I read a little bit of the most recent humongous thread on the devel list. For those who like to ignore threads with 70+ replies in them, it’s about changing the Fedora updates system to not allow anyone to go straight to stable. (The policy isn’t actually written yet, so we don’t know if packages will require testing or if we can wait until the old_testing period is up or what. I also just summarized 70 emails worth of data into two sentences, so obviously I’m missing something—if you want to bite, read the thread.)

I have never had karma posted to a testing update—positive or negative—unless I, well, basically campaigned for people to test and vote, and I only did this for Gwibber when I maintained it. I spent more time trying to get three people to test this update than I did rebuilding and testing the update myself. I really only did this because I thought it was for the betterment of Fedora, and it really is, but it was one of the reasons I gave up maintenance of Gwibber: I didn’t have enough time to test it properly myself. (Then again, I had stopped using it for personal use as well.)

Gwibber is one of the few packages that I pushed to testing, and I only started doing so after someone started asking maintainers why they were pushing straight to stable. I didn’t have an excuse. :)

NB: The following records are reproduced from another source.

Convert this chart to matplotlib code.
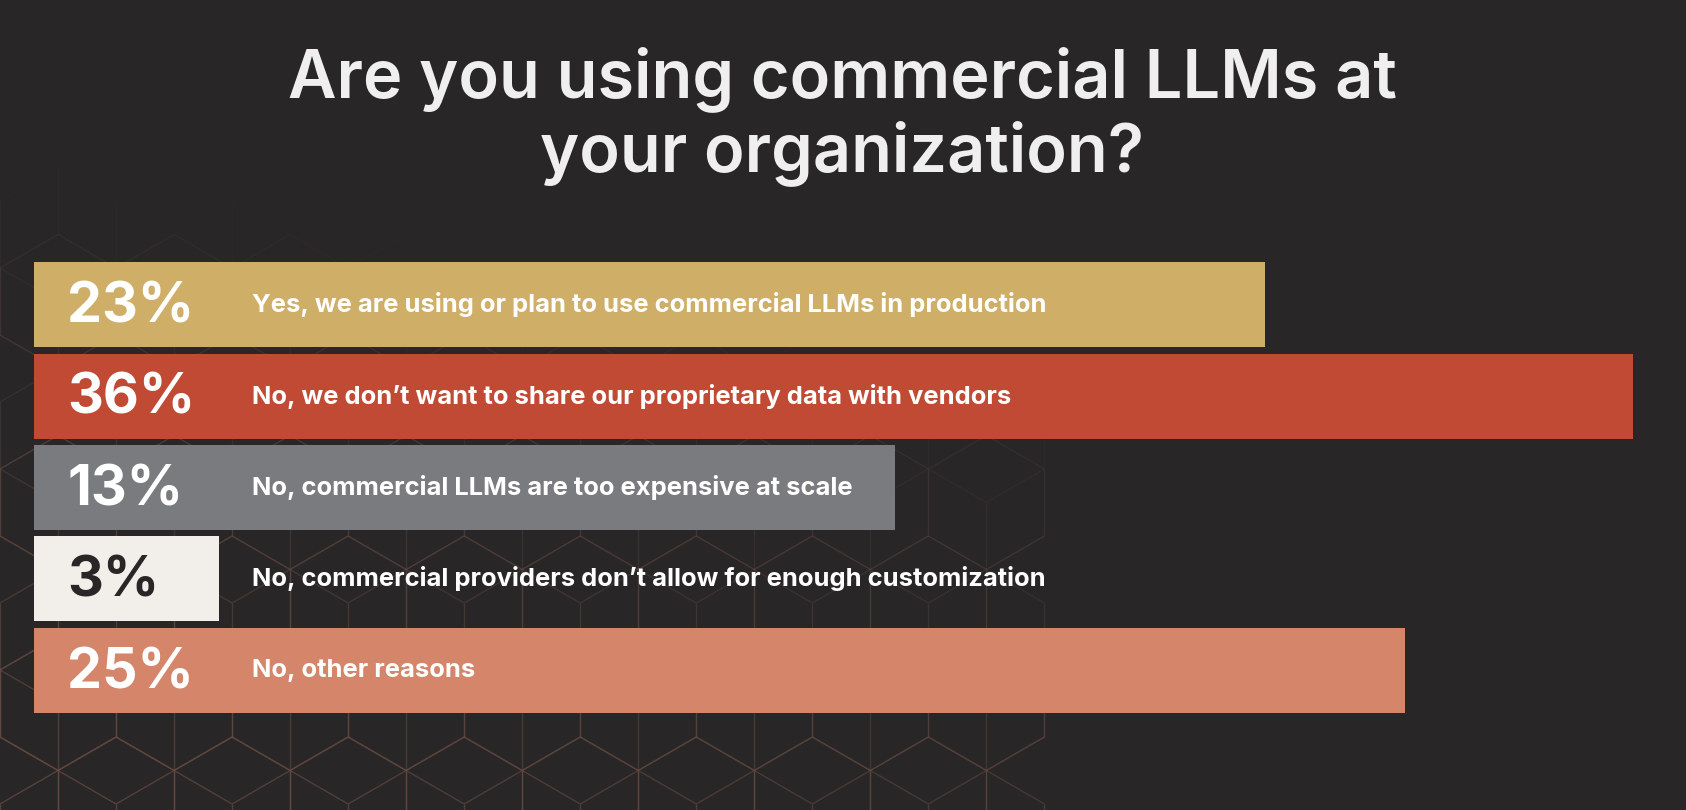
import numpy as np
import matplotlib
matplotlib.use('Agg')
import matplotlib.pyplot as plt
from matplotlib.collections import LineCollection

# survey answers
answers = ['Yes, we are using or plan to use commercial LLMs in production',
           'No, we don\u2019t want to share our proprietary data with vendors',
           'No, commercial LLMs are too expensive at scale',
           'No, commercial providers don\u2019t allow for enough customization',
           'No, other reasons']
pct = [23, 36, 13, 3, 25]
# bar lengths as drawn in the picture (not proportional to pct), % of axis width
bar_len = [74.5, 96.8, 52.1, 11.2, 83.0]
colors = ['#cfae68', '#c04a33', '#7a7b7f', '#f2eeea', '#d4856a']
pct_colors = ['white', 'white', 'white', '#2a2627', 'white']

title = 'Are you using commercial LLMs at\nyour organization?'

bg = '#282627'
W, H = 1686, 810
fig = plt.figure(figsize=(W / 100, H / 100), dpi=100, facecolor=bg)

# decorative hex (cube) pattern in the background, lower left only
bgax = fig.add_axes([0, 0, 1, 1])
bgax.set_xlim(0, W)
bgax.set_ylim(H, 0)
bgax.axis('off')
s = 67
w = np.sqrt(3) * s
segs = []
for j in range(-1, int(H / (1.5 * s)) + 3):
    for i in range(-1, int(1100 / w) + 1):
        cx = i * w + (j % 2) * w / 2
        cy = j * 1.5 * s
        ang = np.radians(np.arange(6) * 60 + 30)
        vx = cx + s * np.cos(ang)
        vy = cy + s * np.sin(ang)
        for k in range(6):
            segs.append([(vx[k], vy[k]), (vx[(k + 1) % 6], vy[(k + 1) % 6])])
        for k in (1, 3, 5):
            segs.append([(cx, cy), (vx[k], vy[k])])
seg_cols = []
keep = []
for sg in segs:
    mx = (sg[0][0] + sg[1][0]) / 2
    my = (sg[0][1] + sg[1][1]) / 2
    if max(sg[0][0], sg[1][0]) > 1100:
        continue
    fade = 1.0 - 0.55 * mx / W - 1.2 * (H - my) / H
    fade = min(max(fade, 0), 1)
    keep.append(sg)
    seg_cols.append((0.42, 0.31, 0.27, 0.7 * fade))
bgax.add_collection(LineCollection(keep, colors=seg_cols, linewidths=1.0))

# bars
ax = fig.add_axes([34 / W, 1 - 716 / H, 1 - 34 / W, (716 - 259) / H])
ax.set_facecolor('none')
y = np.arange(len(pct))
ax.barh(y, bar_len, height=0.93, color=colors, left=0)
ax.set_xlim(0, 100)
ax.set_ylim(len(pct) - 0.5, -0.5)
ax.axis('off')

for i in range(len(pct)):
    ax.text(2.0, y[i] + 0.03, str(pct[i]) + '%', color=pct_colors[i], fontsize=40,
            fontweight='bold', family='Inter', va='center', ha='left')
    ax.text(13.17, y[i], answers[i], color='white', fontsize=18.4,
            fontweight='bold', family='Inter', va='center', ha='left')

fig.text(842 / W, 1 - 116 / H, title, color='#f0efef', fontsize=48, fontweight='semibold',
         family='Inter', ha='center', va='center', linespacing=1.15)

fig.savefig('out.png', dpi=100, facecolor=bg)
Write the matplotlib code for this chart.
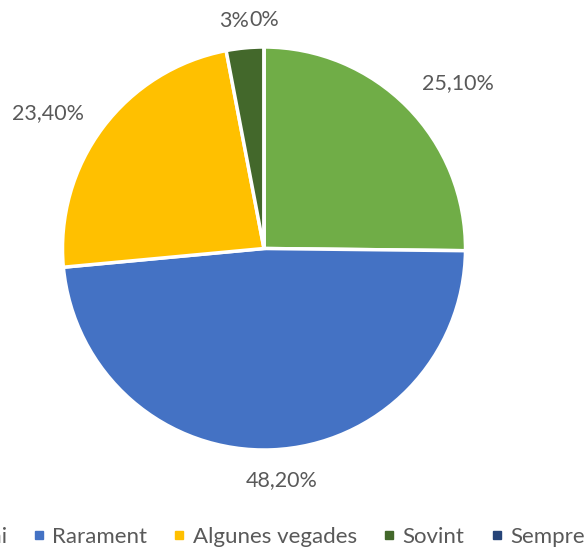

The bigger picture is that people don’t have time to give positive karma on packages that aren’t actively tested (like kernel). I’m going to source some conversation I looked at in #fedora-devel (and hopefully the owners of the words won’t care):

< hno> I usually keep my updates in testing until getting that email that it's
       about time to push it, which I for a long time took as a policy. But sad
       truth is that the amount of feedback given from users is usually nil..
< hno> and without users testing it does not really matter what policy there are
       imho.
< nirik> well, no karma does not mean no one tested it.
< nirik> it means that it didn't break or annoy them enough to go -1. Or matter
         to them enough to +1
< hno> true, but it also means the packager have no idea if it's been tested.
< kylem> the kernel has a huge problem here. nobody notices it's running unless
         it doesn't work.
< kylem> that's not as big a problem as the people who don't understand what
         regression means.
< kylem> but just vote -1 to every kernel because i didn't bother to fix their junk.
< kylem> which actively harms everyone else.
< kylem> makes me a sad panda.

I don’t know how to refactor the updates system so that we have more effective package updates and more effective testing. I’m no updates engineer. But I do think that requiring all packages to go through a two-week or indefinite testing period really pushes (hah) us farther and farther away from our why upstream policy.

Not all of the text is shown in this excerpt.